PARIS : Dans le nord de l'Allier, le médecin Michel Zilber, 69 ans, continue d'exercer bien qu'en retraite depuis deux ans: face au manque de praticiens sur une large part du territoire français, les généralistes à la retraite constituent un recours pour assurer l’accès aux soins des patients.
«J’ai à cœur de continuer à être utile aux patients ainsi qu’à mes collègues», explique à l'AFP ce médecin, qui continue d’effectuer des remplacements dans la maison de santé où il exerçait, à Yzeure, une commune de 13.000 habitants dans un département rural.
Ses quatre confrères généralistes rechignent à accepter de nouveaux patients. «Quand je me suis installé dans les années 1980, il y avait une véritable concurrence entre les médecins, les patients étaient maîtres du jeu. Maintenant, ils se retrouvent en situation d’errance médicale», regrette-t-il.
Près de 6 millions de patients n'ont pas de médecin traitant en France, selon l'Assurance maladie.
«Etant donné l’état actuel du système de santé, si on ne fait pas travailler les médecins plus longtemps, ce sera la pénurie», déclare Sylvaine Le Liboux, généraliste dans l’Indre et secrétaire générale du syndicat Généralistes-CSMF.
Dans l'Indre, «les médecins à la retraite sont indispensables au fonctionnement du SAS 36», ce dispositif mis en place fin 2021 pour orienter dans leur parcours de soin les patients sans médecin traitant --dont le nombre est estimé entre 25.000 et 30.000 pour ce département.
Ces «sans médecins traitants» sont orientés vers les praticiens à la retraite en cumul d’activité par les opérateurs de la plateforme téléphonique du SAS 36, permettant ainsi de désengorger les urgences hospitalières.

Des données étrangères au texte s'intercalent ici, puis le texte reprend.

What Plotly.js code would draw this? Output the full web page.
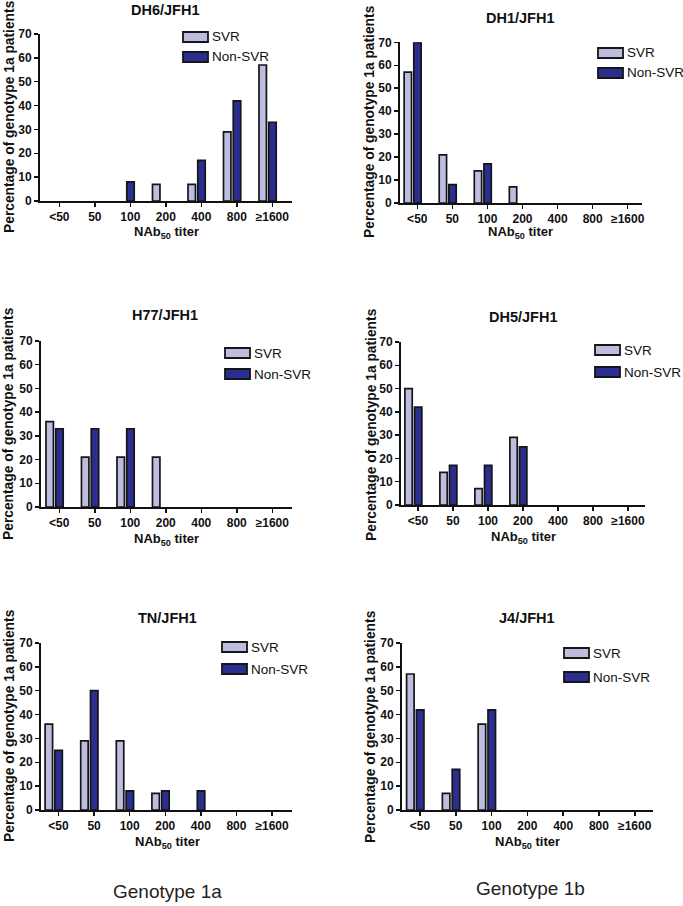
<!DOCTYPE html>
<html>
<head>
<meta charset="utf-8">
<script src="https://cdn.plot.ly/plotly-3.0.1.min.js"></script>
<style>html,body{margin:0;padding:0;background:#fff;}#chart{width:683px;height:906px;}</style>
</head>
<body>
<div id="chart"></div>
<script>
// ---- data ----
const categories = ['<50', '50', '100', '200', '400', '800', '\u22651600'];
const seriesNames = ['SVR', 'Non-SVR'];
const panelTitles = ['DH6/JFH1', 'DH1/JFH1', 'H77/JFH1', 'DH5/JFH1', 'TN/JFH1', 'J4/JFH1'];
const groupLabels = ['Genotype 1a', 'Genotype 1b'];
const yTitle = 'Percentage of genotype 1a patients';
const xTitle = 'NAb<sub>50</sub> titer';

const svrDH6 = [0, 0, 0, 7, 7, 29, 57];
const nonDH6 = [0, 0, 8, 0, 17, 42, 33];
const svrDH1 = [57, 21, 14, 7, 0, 0, 0];
const nonDH1 = [70, 8, 17, 0, 0, 0, 0];
const svrH77 = [36, 21, 21, 21, 0, 0, 0];
const nonH77 = [33, 33, 33, 0, 0, 0, 0];
const svrDH5 = [50, 14, 7, 29, 0, 0, 0];
const nonDH5 = [42, 17, 17, 25, 0, 0, 0];
const svrTN = [36, 29, 29, 7, 0, 0, 0];
const nonTN = [25, 50, 8, 8, 8, 0, 0];
const svrJ4 = [57, 7, 36, 0, 0, 0, 0];
const nonJ4 = [42, 17, 42, 0, 0, 0, 0];

const seriesByPanel = [
  [svrDH6, nonDH6], [svrDH1, nonDH1], [svrH77, nonH77],
  [svrDH5, nonDH5], [svrTN, nonTN], [svrJ4, nonJ4]
];

// ---- layout geometry (pixels) ----
const W = 683, H = 906;
const geom = [
  {x0: 40, x1: 292, yb: 201, yt: 34, range: [-0.544, 6.555], title: [165, 10], xt: [166, 233], yti: [9, 117], leg: [183, 32, 52]},
  {x0: 400, x1: 642, yb: 203, yt: 42.3, range: [-0.493, 6.407], title: [520, 18], xt: [520, 233], yti: [369, 122], leg: [598, 48, 68]},
  {x0: 41, x1: 292, yb: 507, yt: 341, range: [-0.515, 6.555], title: [165, 315], xt: [166, 539], yti: [9, 424], leg: [225, 348, 369]},
  {x0: 401, x1: 645, yb: 505, yt: 342, range: [-0.486, 6.486], title: [523, 317], xt: [523, 537], yti: [371, 425], leg: [595, 345, 367]},
  {x0: 41, x1: 292, yb: 810, yt: 643, range: [-0.49, 6.56], title: [167, 618], xt: [167, 842], yti: [9, 726], leg: [222, 642, 664]},
  {x0: 402, x1: 653, yb: 810, yt: 643, range: [-0.503, 6.51], title: [527, 618], xt: [527, 842], yti: [370, 727], leg: [564, 648, 672]}
];
const colors = ['#bdbde0', '#2b2d8f'];
const outline = '#151515';
const FONT = 'Arial, "Liberation Sans", sans-serif';
const px = v => v / W;
const py = v => 1 - v / H;

const traces = [];
const layout = {
  width: W, height: H,
  margin: {l: 0, r: 0, t: 0, b: 0},
  paper_bgcolor: '#fff', plot_bgcolor: 'rgba(0,0,0,0)',
  showlegend: false,
  barmode: 'overlay',
  font: {family: FONT, color: '#111'},
  annotations: [], shapes: []
};
const offsets = [-0.375, -0.1];
const barW = 0.21;

geom.forEach((g, i) => {
  const n = i + 1;
  const xa = n === 1 ? 'x' : 'x' + n;
  const ya = n === 1 ? 'y' : 'y' + n;
  const xk = n === 1 ? 'xaxis' : 'xaxis' + n;
  const yk = n === 1 ? 'yaxis' : 'yaxis' + n;
  seriesByPanel[i].forEach((vals, s) => {
    traces.push({
      type: 'bar', x: categories, y: vals, name: seriesNames[s],
      xaxis: xa, yaxis: ya, offset: offsets[s], width: barW,
      marker: {color: colors[s], line: {color: outline, width: vals.map(v => v > 0 ? 1.7 : 0)}},
      hoverinfo: 'x+y+name'
    });
  });
  layout[xk] = {
    domain: [px(g.x0), px(g.x1)], anchor: ya, type: 'category',
    categoryorder: 'array', categoryarray: categories,
    range: g.range, showgrid: false, zeroline: false,
    showline: true, linecolor: '#111', linewidth: 2,
    ticks: 'outside', ticklen: 4, tickwidth: 1.5, tickcolor: '#111',
    tickfont: {family: FONT, size: 12, color: '#111', weight: 700},
    fixedrange: true
  };
  layout[yk] = {
    domain: [py(g.yb), py(g.yt)], anchor: xa,
    range: [0, 70], dtick: 10, tick0: 0, showgrid: false, zeroline: false,
    showline: true, linecolor: '#111', linewidth: 2,
    ticks: 'outside', ticklen: 4, tickwidth: 1.5, tickcolor: '#111',
    tickfont: {family: FONT, size: 12, color: '#111', weight: 700},
    fixedrange: true
  };
  layout.annotations.push({
    text: panelTitles[i], xref: 'paper', yref: 'paper',
    x: px(g.title[0]), y: py(g.title[1]), xanchor: 'center', yanchor: 'middle',
    showarrow: false, font: {family: FONT, size: 14.5, color: '#111', weight: 700}
  });
  layout.annotations.push({
    text: xTitle, xref: 'paper', yref: 'paper',
    x: px(g.xt[0]), y: py(g.xt[1]), xanchor: 'center', yanchor: 'middle',
    showarrow: false, font: {family: FONT, size: 13, color: '#111', weight: 700}
  });
  layout.annotations.push({
    text: yTitle, xref: 'paper', yref: 'paper', textangle: -90,
    x: px(g.yti[0]), y: py(g.yti[1]), xanchor: 'center', yanchor: 'middle',
    showarrow: false, font: {family: FONT, size: 13.8, color: '#111', weight: 700}
  });
  [g.leg[1], g.leg[2]].forEach((top, s) => {
    layout.shapes.push({
      type: 'rect', xref: 'paper', yref: 'paper',
      x0: px(g.leg[0]), x1: px(g.leg[0] + 25), y0: py(top + 10), y1: py(top),
      fillcolor: colors[s], line: {color: outline, width: 1.8}
    });
    layout.annotations.push({
      text: seriesNames[s], xref: 'paper', yref: 'paper',
      x: px(g.leg[0] + 27), y: py(top + 5), xanchor: 'left', yanchor: 'middle',
      showarrow: false, font: {family: FONT, size: 13.5, color: '#111'}
    });
  });
});

[[167, 891], [530, 888]].forEach((p, k) => {
  layout.annotations.push({
    text: groupLabels[k], xref: 'paper', yref: 'paper',
    x: px(p[0]), y: py(p[1]), xanchor: 'center', yanchor: 'middle',
    showarrow: false, font: {family: FONT, size: 19, color: '#222'}
  });
});

Plotly.newPlot('chart', traces, layout, {displayModeBar: false, staticPlot: true});
</script>
</body>
</html>
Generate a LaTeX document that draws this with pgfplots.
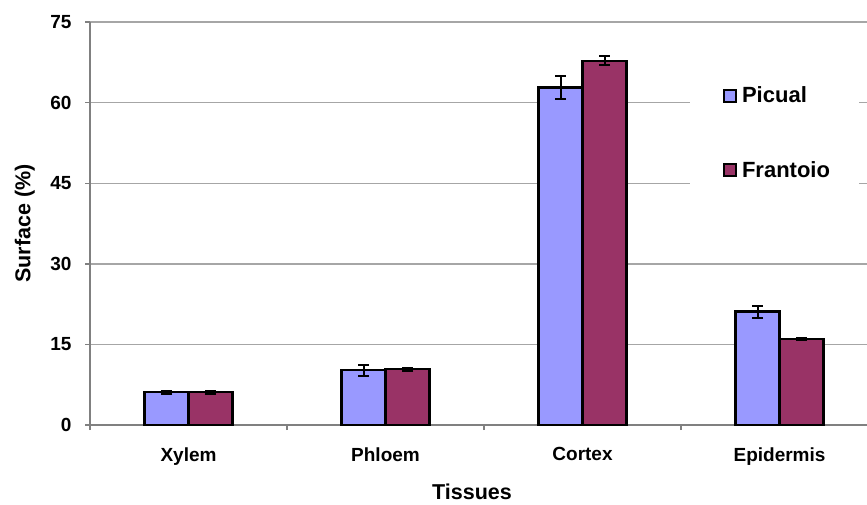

Depuis la loi Fillon de 2003, les médecins libéraux peuvent cumuler leur retraite avec une activité professionnelle, sans plafonnement de revenus depuis 2009. Cette dernière mesure financière a été particulièrement incitative pour ces jeunes retraités dont «les pensions ne sont pas très élevées par rapport aux revenus qu'ils avaient en activité», explique Sylvaine Le Liboux.
- «Mobilisation du vivier» -
Au 1er janvier 2022, selon l’Ordre national des médecins, plus de 19.000 médecins étaient retraités actifs (dont 44% de généralistes), contre 5.600 en 2010.
Dans les départements les moins peuplés, les médecins retraités actifs représentent un poids plus important parmi les professionnels en activité. Dans l’Allier, par exemple, 14% des médecins sont en situation de cumul emploi-retraite.
Deux réformes ont contribué à diminuer drastiquement le nombre des médecins sur le territoire: l’instauration du numerus clausus en 1971, qui limite les places en deuxième année, finalement aboli en 2020, et la création de la Mesure d’incitation à la cessation d’activité (Mica), entre 1988 et 2003, qui permettait aux médecins libéraux de partir en retraite dès 57 ans.
«Le desserrement du numerus clausus permettra d’améliorer la situation seulement à l’horizon 2030, il faut le temps de former toute une nouvelle génération de médecins pour que les effectifs augmentent», relève Yves Decalf, président du syndicat national des médecins concernés par la retraite (SN-MCR).
Il prône «la mobilisation du vivier des médecins à la retraite». «Mais encore faut-il leur faciliter les démarches administratives et surtout alléger les cotisations sociales», dit-il.
«Cela ne choque personnes que les jeunes bénéficient d'une aide à l'installation, mais les retraités devraient aussi pouvoir bénéficier de certains avantages», plaide Sylvaine Le Liboux.
L’allègement des cotisations sociales pour les médecins en cumul emploi-retraite est le cheval de bataille des praticiens concernés. Le Syndicat des médecins libéraux (SML) réclame «la suppression de toutes les cotisations sociales des médecins retraités actifs».
Premier pas en ce sens, un amendement porté par le député LR (et médecin anesthésiste) Philippe Juvin au projet de loi de financement de la sécurité sociale, qui vient d'être adopté en commission et qui pourrait être validé par le Parlement. Il vise à supprimer les cotisations retraites des médecins retraités en situation de cumul.